The directive itself does not indicate further what level of due diligence is appropriate for the trading book versus the banking book, leaving market makers wondering if they would need to perform a similar level of credit analysis on their positions as a buy and hold investor.

CEBS addresses this question at some length, but its guidance raises as many questions as it answers.

“As a general principle, credit institutions should apply the same policies and procedures to securitisation positions in their trading book and non-trading book,” says the consultation paper. “However, credit institutions may distinguish between the trading book and non-trading book as long as it is appropriate and can be justified. “

What sort of justification would be acceptable is left more or less unanswered. CEBS declares that the “scope” of analysis should be the same for both books, but the “intensity” may vary. It then goes on to say that trading book requirements may be different, not just a subset of banking book requirements — a seemingly contradictory statement.

Undoubtedly there will be many questions about these issues at the public hearing on July 22.

CRD II was designed to improve the robustness of the securitisation market and restore investor confidence. But it could end up having the opposite effect, by sharply reducing already scarce liquidity.
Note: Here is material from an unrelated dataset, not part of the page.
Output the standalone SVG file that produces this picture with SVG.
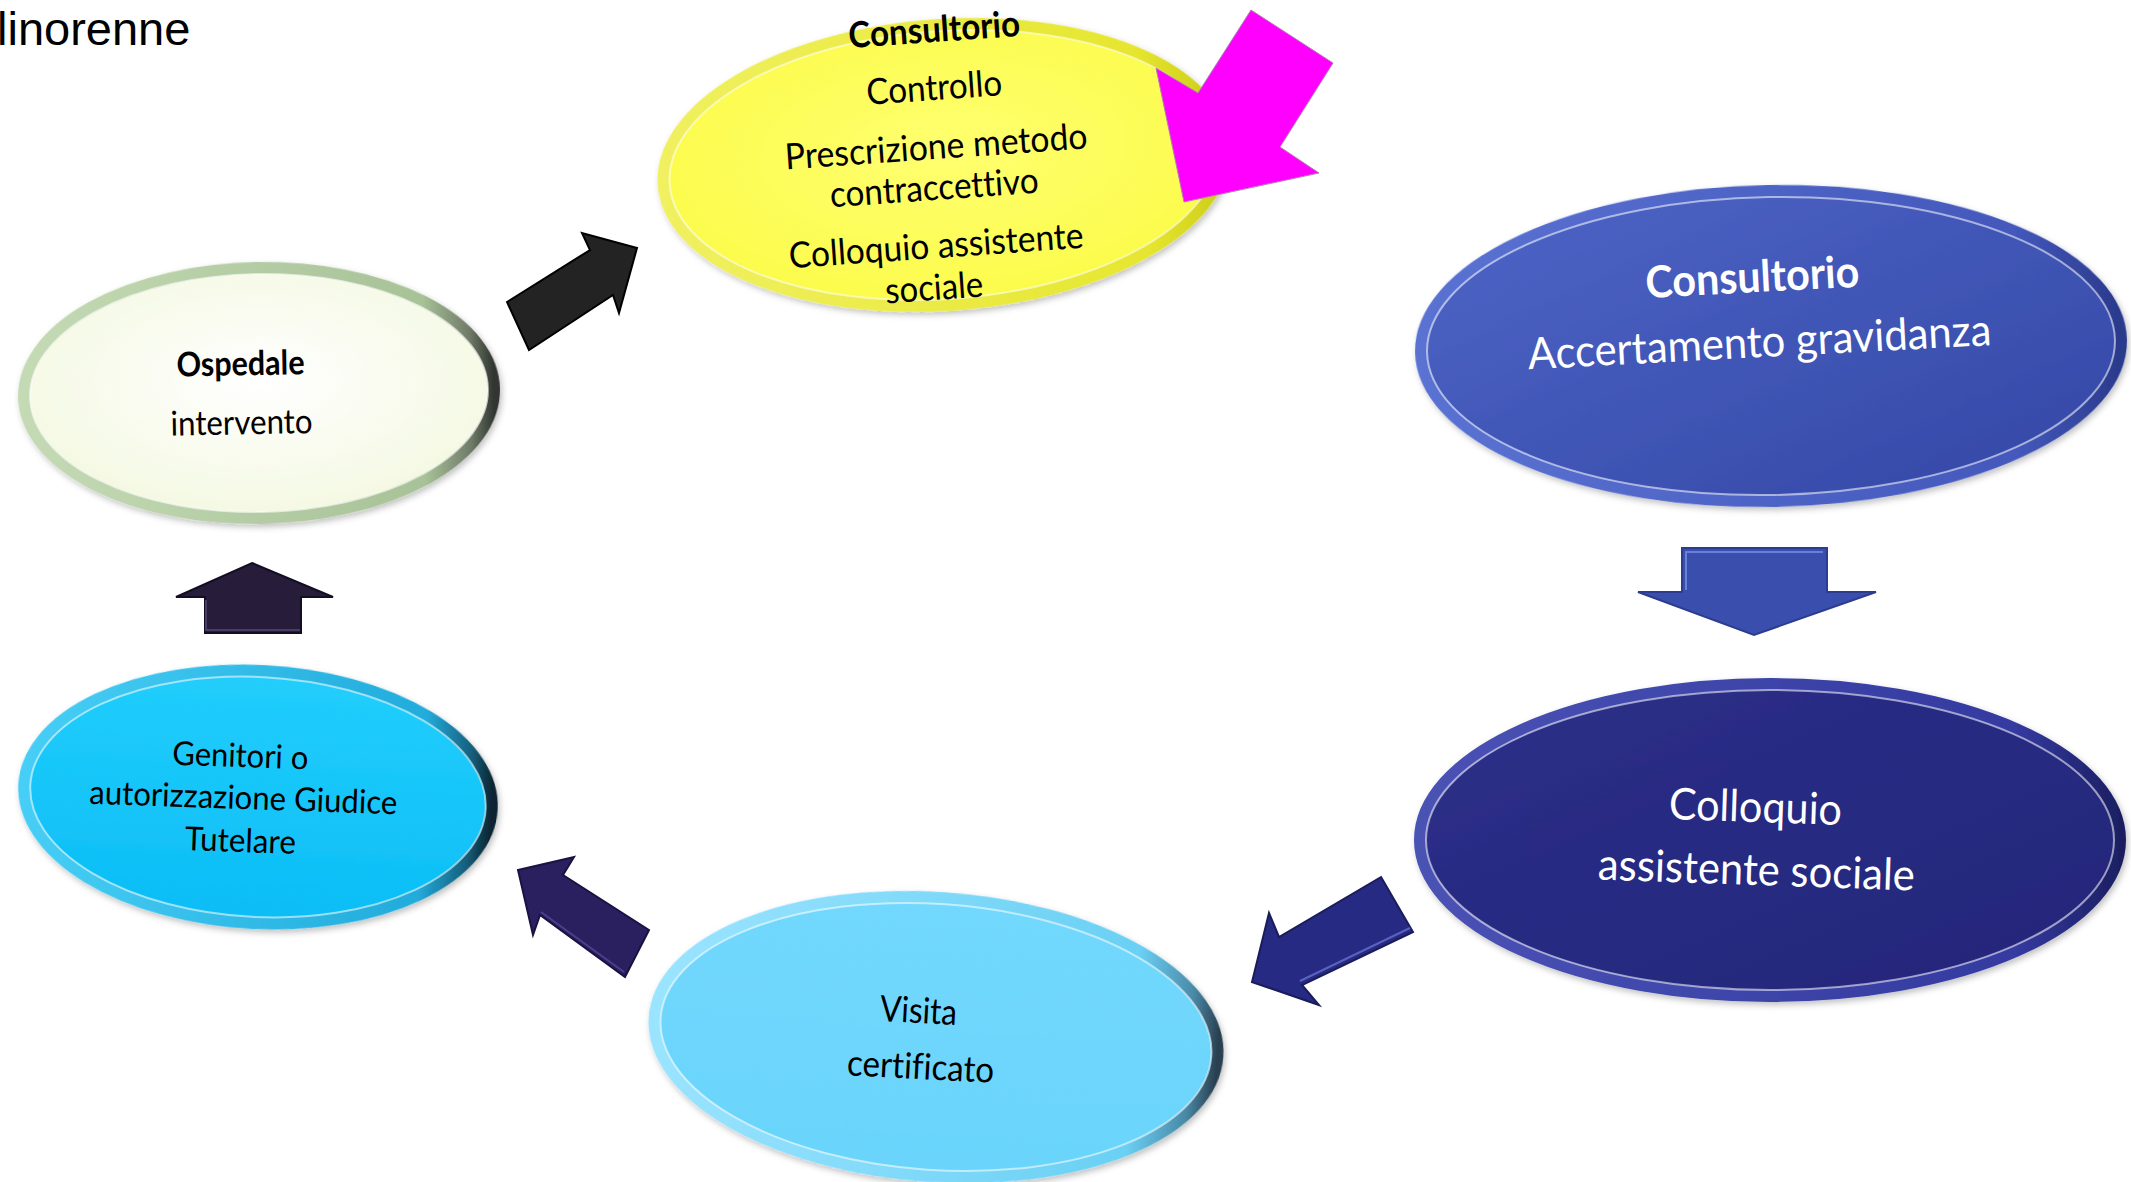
<svg xmlns="http://www.w3.org/2000/svg" width="2131" height="1182" viewBox="0 0 2131 1182">
<defs>
<style>
.t{font-family:Lato,"Open Sans","Noto Sans",sans-serif;text-anchor:middle;font-variant-ligatures:none}
.b{font-weight:bold}
.dk{fill:#000}
.wh{fill:#fff}
.hl{fill:none;stroke:#fff;stroke-opacity:0.55;stroke-width:2}
.arrow{stroke-width:2;stroke-linejoin:miter}
</style>
<filter id="sh" x="-10%" y="-10%" width="125%" height="130%"><feDropShadow dx="2" dy="3" stdDeviation="3" flood-color="#000" flood-opacity="0.25"/></filter>
<linearGradient id="rimO" x1="0" y1="0" x2="1" y2="0"><stop offset="0" stop-color="#c4dab4"/><stop offset="0.85" stop-color="#a8c298"/><stop offset="0.95" stop-color="#6f7a68"/><stop offset="1" stop-color="#303530"/></linearGradient>
<radialGradient id="fillO" cx="0.5" cy="0.45" r="0.6"><stop offset="0" stop-color="#ffffff"/><stop offset="1" stop-color="#f3f8df"/></radialGradient>
<linearGradient id="rimY" x1="0" y1="0" x2="1" y2="0"><stop offset="0" stop-color="#f0f060"/><stop offset="0.85" stop-color="#e6e630"/><stop offset="1" stop-color="#cccc18"/></linearGradient>
<radialGradient id="fillY" cx="0.5" cy="0.45" r="0.6"><stop offset="0" stop-color="#ffff70"/><stop offset="1" stop-color="#fbfb48"/></radialGradient>
<linearGradient id="rimB" x1="0" y1="0" x2="1" y2="0"><stop offset="0" stop-color="#5a72d2"/><stop offset="0.85" stop-color="#4458bc"/><stop offset="1" stop-color="#2a3a8c"/></linearGradient>
<linearGradient id="fillB" x1="0" y1="0" x2="1" y2="1"><stop offset="0" stop-color="#4f66c8"/><stop offset="1" stop-color="#3246a4"/></linearGradient>
<linearGradient id="rimN" x1="0" y1="0" x2="1" y2="0"><stop offset="0" stop-color="#4a52b4"/><stop offset="0.85" stop-color="#343aa0"/><stop offset="1" stop-color="#1c1f62"/></linearGradient>
<linearGradient id="fillN" x1="0" y1="0" x2="1" y2="1"><stop offset="0" stop-color="#2b2f88"/><stop offset="1" stop-color="#23267a"/></linearGradient>
<linearGradient id="rimV" x1="0" y1="0" x2="1" y2="0"><stop offset="0" stop-color="#9ae4ff"/><stop offset="0.85" stop-color="#6ad0f4"/><stop offset="0.95" stop-color="#4a8aa8"/><stop offset="1" stop-color="#2a4050"/></linearGradient>
<linearGradient id="fillV" x1="0" y1="0" x2="0" y2="1"><stop offset="0" stop-color="#72d8fd"/><stop offset="1" stop-color="#6ad4fb"/></linearGradient>
<linearGradient id="rimG" x1="0" y1="0" x2="1" y2="0"><stop offset="0" stop-color="#46cef6"/><stop offset="0.85" stop-color="#22acdc"/><stop offset="0.95" stop-color="#16607e"/><stop offset="1" stop-color="#0a2430"/></linearGradient>
<linearGradient id="fillG" x1="0" y1="0" x2="0" y2="1"><stop offset="0" stop-color="#22cefc"/><stop offset="1" stop-color="#0bbdf6"/></linearGradient>
</defs>

<rect width="2131" height="1182" fill="#fff"/>
<text x="-3" y="45" font-family="'Liberation Sans',Arial,sans-serif" font-size="47" fill="#000">linorenne</text>

<g id="nodes">
<g id="node-ospedale" transform="rotate(-1 259 393)">
<ellipse cx="259" cy="393" rx="235" ry="125" fill="url(#fillO)" stroke="url(#rimO)" stroke-width="12" filter="url(#sh)"/>
<ellipse class="hl" cx="259" cy="393" rx="229" ry="119" stroke-opacity="0.8"/>
<text class="t b dk" x="241" y="375" font-size="34" textLength="128" lengthAdjust="spacingAndGlyphs">Ospedale</text>
<text class="t dk" x="241" y="434" font-size="34" textLength="142" lengthAdjust="spacingAndGlyphs">intervento</text>
</g>

<g id="node-consultorio-controllo" transform="rotate(-4 944 165)">
<ellipse cx="944" cy="165" rx="281" ry="140" fill="url(#fillY)" stroke="url(#rimY)" stroke-width="12" filter="url(#sh)"/>
<ellipse class="hl" cx="944" cy="165" rx="275" ry="134" stroke-opacity="0.7"/>
</g>
<g id="node-consultorio-controllo-text">
<text class="t b dk" x="935" y="42" font-size="36" textLength="172" lengthAdjust="spacingAndGlyphs" transform="rotate(-4 935 42)">Consultorio</text>
<text class="t dk" x="935" y="100" font-size="36" textLength="136" lengthAdjust="spacingAndGlyphs" transform="rotate(-4 935 100)">Controllo</text>
<text class="t dk" x="937" y="159" font-size="36" textLength="303" lengthAdjust="spacingAndGlyphs" transform="rotate(-4 937 159)">Prescrizione metodo</text>
<text class="t dk" x="935" y="200" font-size="36" textLength="209" lengthAdjust="spacingAndGlyphs" transform="rotate(-4 935 200)">contraccettivo</text>
<text class="t dk" x="937" y="258" font-size="36" textLength="295" lengthAdjust="spacingAndGlyphs" transform="rotate(-4 937 258)">Colloquio assistente</text>
<text class="t dk" x="935" y="300" font-size="36" textLength="98" lengthAdjust="spacingAndGlyphs" transform="rotate(-4 935 300)">sociale</text>
</g>

<g id="node-consultorio-accertamento" transform="rotate(-1 1771 346)">
<ellipse cx="1771" cy="346" rx="350" ry="155" fill="url(#fillB)" stroke="url(#rimB)" stroke-width="12" filter="url(#sh)"/>
<ellipse class="hl" cx="1771" cy="346" rx="344" ry="149" stroke-opacity="0.35"/>
<text class="t b wh" x="1754" y="292" font-size="44" textLength="214" lengthAdjust="spacingAndGlyphs" transform="rotate(-2 1754 292)">Consultorio</text>
<text class="t wh" x="1760" y="357" font-size="44" textLength="464" lengthAdjust="spacingAndGlyphs" transform="rotate(-2 1760 357)">Accertamento gravidanza</text>
</g>

<g id="node-colloquio">
<ellipse cx="1770" cy="840" rx="350" ry="156" fill="url(#fillN)" stroke="url(#rimN)" stroke-width="12" filter="url(#sh)"/>
<ellipse class="hl" cx="1770" cy="840" rx="344" ry="150" stroke-opacity="0.3"/>
<text class="t wh" x="1755" y="822" font-size="44" textLength="173" lengthAdjust="spacingAndGlyphs" transform="rotate(2 1755 822)">Colloquio</text>
<text class="t wh" x="1756" y="885" font-size="44" textLength="317" lengthAdjust="spacingAndGlyphs" transform="rotate(2 1756 885)">assistente sociale</text>
</g>

<g id="node-visita" transform="rotate(4 936 1037)">
<ellipse cx="936" cy="1037" rx="282" ry="139" fill="url(#fillV)" stroke="url(#rimV)" stroke-width="12" filter="url(#sh)"/>
<ellipse class="hl" cx="936" cy="1037" rx="276" ry="133" stroke-opacity="0.8"/>
</g>
<g id="node-visita-text">
<text class="t dk" x="918" y="1023" font-size="36" textLength="77" lengthAdjust="spacingAndGlyphs" transform="rotate(3 918 1023)">Visita</text>
<text class="t dk" x="920" y="1079" font-size="36" textLength="147" lengthAdjust="spacingAndGlyphs" transform="rotate(3 920 1079)">certificato</text>
</g>

<g id="node-genitori" transform="rotate(3 258 797)">
<ellipse cx="258" cy="797" rx="234" ry="126" fill="url(#fillG)" stroke="url(#rimG)" stroke-width="12" filter="url(#sh)"/>
<ellipse class="hl" cx="258" cy="797" rx="228" ry="120" stroke-opacity="0.7"/>
</g>
<g id="node-genitori-text">
<text class="t dk" x="240" y="767" font-size="33" textLength="136" lengthAdjust="spacingAndGlyphs" transform="rotate(2 240 767)">Genitori o</text>
<text class="t dk" x="243" y="809" font-size="33" textLength="308" lengthAdjust="spacingAndGlyphs" transform="rotate(2 243 809)">autorizzazione Giudice</text>
<text class="t dk" x="240" y="852" font-size="33" textLength="111" lengthAdjust="spacingAndGlyphs" transform="rotate(2 240 852)">Tutelare</text>
</g>
</g>

<g id="connectors">
<polygon id="arrow-ospedale-consultorio" class="arrow" points="507,302 590,250 582,233 637,248 619,313 613,295 529,350" fill="#232323" stroke="#000"/>
<polygon id="arrow-magenta" points="1251,10 1333,63 1280,147 1319,173 1184,202 1156,68 1198,93" fill="#ff00ff" stroke="#b080b0" stroke-width="1"/>
<polygon id="arrow-accertamento-colloquio" class="arrow" points="1682,548 1827,548 1827,592 1876,592 1754,635 1638,592 1682,592" fill="#3a4eae" stroke="#2c3c90"/>
<polyline points="1686,590 1686,552 1823,552" fill="none" stroke="#6a80d8" stroke-width="2"/>
<polygon id="arrow-colloquio-visita" class="arrow" points="1381,877 1413,932 1302,985 1319,1005 1252,982 1269,913 1279,937" fill="#272a82" stroke="#1a1c5c"/>
<polyline points="1410,928 1300,981" fill="none" stroke="#5a62c0" stroke-width="2"/>
<polygon id="arrow-visita-genitori" class="arrow" points="518,870 574,857 563,875 649,930 625,977 540,915 533,935" fill="#2a2060" stroke="#1a1240"/>
<polyline points="541,912 624,972" fill="none" stroke="#4a3f8a" stroke-width="2"/>
<polygon id="arrow-genitori-ospedale" class="arrow" points="252,563 333,597 301,597 301,633 205,633 205,597 176,597" fill="#271c3a" stroke="#140e22"/>
<polyline points="206,600 206,630 300,630" fill="none" stroke="#4a3c66" stroke-width="2"/>
</g>
</svg>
Even if further clarification is forthcoming, investors and market makers face increased compliance burdens. Moreover, while existing investors will escape steep capital penalties should an originator fail to live up to its risk retention commitment , new investors will not, making it much harder to sell those positions.

The regulation is here to stay, however, and the industry must make do as best it can. Market-led initiatives to establish best practices and standardisation of disclosure are essential to minimise uncertainty and reduce the cost of investing.